Into this void created by the Corcoran’s leadership, unaddressed questions about the future of the gallery abound: Is the Corcoran committed to exhibiting its collection to the public, or only to making it available to the student population (or neither)? Might the collection be placed in storage for years, until new leadership re-earns the confidence of the Washington donor community? Is the Corcoran committed to scholarship and to an exhibition program, or does the leadership consider those to be impossibilities given its inability to attract donors? Does the Corcoran leadership, inexperienced in non-profit arts administration, understand how museums around the country operate, that they’re charities reliant upon donors, or do they see a lack of gallery-driven revenue stream and simply shrug? [Image: A Corcoran gallery via Flickr user Kevin Harber.]
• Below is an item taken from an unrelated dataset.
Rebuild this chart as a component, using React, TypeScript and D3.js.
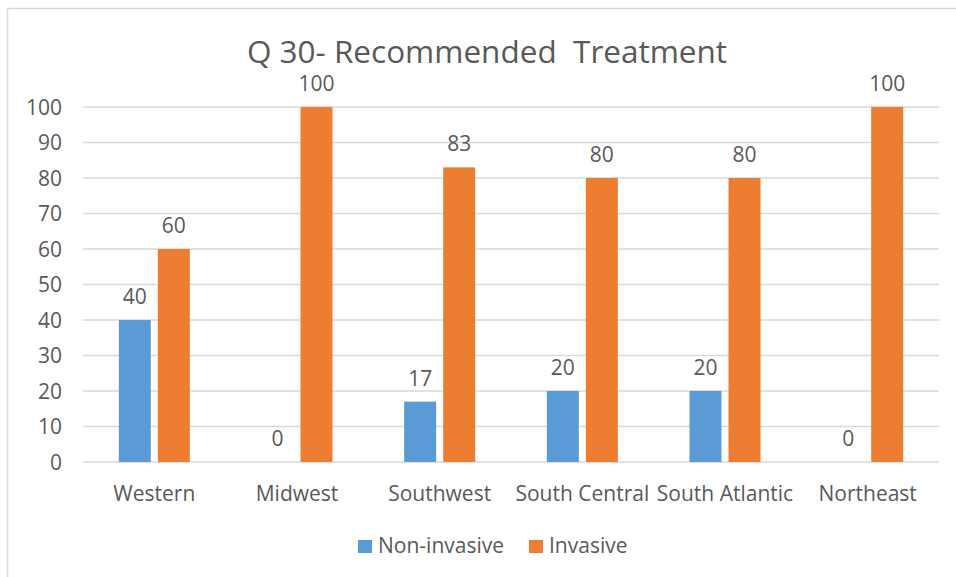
import React from "react";
import * as d3 from "d3";

const categories = ["Western", "Midwest", "Southwest", "South Central", "South Atlantic", "Northeast"];
const seriesNames = ["Non-invasive", "Invasive"];
const nonInvasive = [40, 0, 17, 20, 20, 0];
const invasive = [60, 100, 83, 80, 80, 100];
const yTicks = [0, 10, 20, 30, 40, 50, 60, 70, 80, 90, 100];
const colors = ["#5B9BD5", "#ED7D31"];
const title = "Q 30- Recommended  Treatment";

const W = 956;
const H = 577;
const FONT = "'Open Sans', sans-serif";
const TEXT = "#595959";
const FS = 21;

export default function App() {
  const x = d3.scaleBand<string>().domain(categories).range([83, 939]).padding(0);
  const y = d3.scaleLinear().domain([0, 100]).range([462, 107]);
  const sub = d3.scaleBand<string>().domain(seriesNames).range([-35.5, 35.5]).paddingInner(0.18);
  const values = [nonInvasive, invasive];

  return (
    <svg width={W} height={H} style={{ position: "absolute", left: 0, top: 0, background: "#fff" }} fontFamily={FONT}>
      <rect x={7.5} y={8.5} width={1000} height={1000} fill="#fff" stroke="#D9D9D9" strokeWidth={1.5} />
      <text x={487} y={63} textAnchor="middle" fontSize={31.5} fill={TEXT} style={{ whiteSpace: "pre" }}>
        {title}
      </text>
      {yTicks.map((t) => (
        <g key={t}>
          <line x1={83} x2={939} y1={y(t)} y2={y(t)} stroke="#D9D9D9" strokeWidth={1.5} />
          <text x={62} y={y(t)} dy="0.36em" textAnchor="end" fontSize={FS} fill={TEXT}>
            {t}
          </text>
        </g>
      ))}
      {categories.map((c, i) => {
        const cx = (x(c) as number) + x.bandwidth() / 2;
        return (
          <g key={c}>
            {seriesNames.map((s, j) => {
              const v = values[j][i];
              const bx = cx + (sub(s) as number);
              return (
                <g key={s}>
                  {v > 0 && (
                    <rect x={bx} y={y(v)} width={sub.bandwidth()} height={y(0) - y(v)} fill={colors[j]} />
                  )}
                  <text x={bx + sub.bandwidth() / 2} y={y(v) - 16} textAnchor="middle" fontSize={FS} fill={TEXT}>
                    {v}
                  </text>
                </g>
              );
            })}
            <text x={cx} y={501} textAnchor="middle" fontSize={FS} fill={TEXT}>
              {c}
            </text>
          </g>
        );
      })}
      {seriesNames.map((s, j) => {
        const lx = [358, 529][j];
        return (
          <g key={s}>
            <rect x={lx} y={540} width={14} height={13} fill={colors[j]} />
            <text x={lx + 20} y={553} fontSize={FS} fill={TEXT}>
              {s}
            </text>
          </g>
        );
      })}
    </svg>
  );
}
As a result of the silence of the Corcoran’s leaders, drastic options seem like possibilities: Could the Corcoran attempt a legal separation of the gallery from the school? The Corcoran bylaws include a provision that govern the potential dissolution of the institution:
“Upon the liquidation or dissolution of the Corcoran other than as provided in paragraph seventh of the Deed, and after payment of, or making due provision for, all outstanding liabilities of the Corcoran, all the assets of the Corcoran shall be disposed of to one or more organizations exempt from federal income tax under Section 501(c) (3) of the Internal Revenue Code or similar provision of any subsequent tax law.”
That would seem to indicate that if the Corcoran ceases to exist in its current form that the collection must be dispersed to one or more art museums in Washington (or, perhaps, beyond). Is that something that the Corcoran’s leadership is considering? We don’t know.
All of this is inexplicable, even bizarre. Ideally, the gallery’s quality and its 140-year history should motivate donors and foundations to want to be part of the broader institution’s success. Instead, for numerous reasons, many of which were outlined in this devastating Washington Post story, it has not worked out that way. [Image: Antonio Canova, Venus, 1823. Collection of the Corcoran Gallery of Art, Washington. Image via Flickr user NCinDC.]
As this data also suggests, Washington foundations and donors have little confidence in the Corcoran’s leadership. Those problems may trickle down: Come this fall, we’ll see how many of the students the Corcoran is expecting to enroll and become part of the class of 2016 show up, and how many current students return and how many transfer or otherwise leave. It’s possible that in the coming months the Corcoran’s problems become larger rather than smaller.
That’s all the more reason for the Corcoran’s leadership to commit itself to detailing the future of the museum. In the long-term, the gallery may be more important to any future the Corcoran has than are its current leaders.